The state-owned coal miner and fertiliser firm Ravensdown hope early next year to make a decision on the plant that could create 500 new jobs and produce enough urea for the country to become self-sufficient in the nitrogen fertiliser and potentially, export it.
"We see this as creating the equivalent of a $1 to $2 billion export industry in five years," said Solid Energy chief executive Don Elder.
The company says the vast lignite reserves are a world-scale energy resource and investigations into lignite-to-diesel and briquette making for export were already well under way.
"There are people who will say that is not something the world or New Zealand wants - it's quite the opposite. If you can have a fertiliser plant and not transport the product half way around the world you keep all the costs in New Zealand and all the benefits in New Zealand," Elder said.

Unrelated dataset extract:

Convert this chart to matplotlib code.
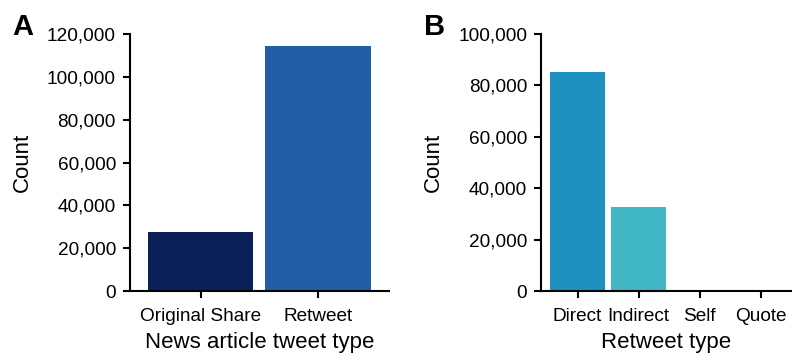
import matplotlib
matplotlib.use("Agg")
import matplotlib.pyplot as plt
from matplotlib.ticker import FuncFormatter

plt.rcParams['font.family'] = ['Liberation Sans', 'DejaVu Sans']

# panel A: news article tweet types
tipos_a = ['Original Share', 'Retweet']
conteo_a = [27500, 114300]
colores_a = ['#0b1f58', '#225ea8']

# panel B: retweet types
tipos_b = ['Direct', 'Indirect', 'Self', 'Quote']
conteo_b = [85100, 32700, 350, 120]
colores_b = ['#1f91c0', '#41b6c4', '#5f9a6a', '#c7e9b4']

fig = plt.figure(figsize=(7.92, 3.53), dpi=100)
ax_a = fig.add_axes([0.164, 0.1756, 0.327, 0.728])
ax_b = fig.add_axes([0.683, 0.1756, 0.316, 0.728])

miles = FuncFormatter(lambda v, p: f"{int(v):,}")


def estilo(ax, ylim, xlim, xlabel):
    ax.set_ylim(*ylim)
    ax.set_xlim(*xlim)
    ax.yaxis.set_major_formatter(miles)
    ax.spines['top'].set_visible(False)
    ax.spines['right'].set_visible(False)
    ax.spines['left'].set_linewidth(1.5)
    ax.spines['bottom'].set_linewidth(1.5)
    ax.tick_params(axis='both', length=5, width=1.5, labelsize=13.7)
    ax.tick_params(axis='x', pad=7)
    ax.tick_params(axis='y', pad=5)
    ax.set_ylabel('Count', fontsize=16, labelpad=10)
    ax.set_xlabel(xlabel, fontsize=16, labelpad=5)


ax_a.bar(range(len(tipos_a)), conteo_a, width=0.9, color=colores_a)
ax_a.set_xticks(range(len(tipos_a)))
ax_a.set_xticklabels(tipos_a)
ax_a.set_yticks(range(0, 120001, 20000))
estilo(ax_a, (0, 120000), (-0.6, 1.6), 'News article tweet type')

ax_b.bar(range(len(tipos_b)), conteo_b, width=0.9, color=colores_b)
ax_b.set_xticks(range(len(tipos_b)))
ax_b.set_xticklabels(tipos_b)
ax_b.set_yticks(range(0, 100001, 20000))
estilo(ax_b, (0, 100000), (-0.6, 3.5), 'Retweet type')

# letras de panel
fig.text(0.015, 0.90, 'A', fontsize=21, fontweight='bold')
fig.text(0.535, 0.90, 'B', fontsize=21, fontweight='bold')

fig.savefig('out.png', dpi=100)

The viability of the project was not pegged to the relatively modest $25 a tonne carbon cap announced last week.
Elder said if the plant went ahead it would not be built until 2014 - two years after the cap runs out for such a project.
"This is a plant that will have to be fully carbon compliant with whatever legislation New Zealand ever has."
Carbon prices were hitched to the price of energy and commodities - such as fertiliser - which increased together.
Developing a urea plant before a lignite-to-diesel plant, which would be five times as big, would allow the development of an advanced gasification industry at an earlier stage for the larger developments.
Ravensdown chief executive Rodney Green said boosted domestic supplies of urea would reduce exposure to international commodity prices.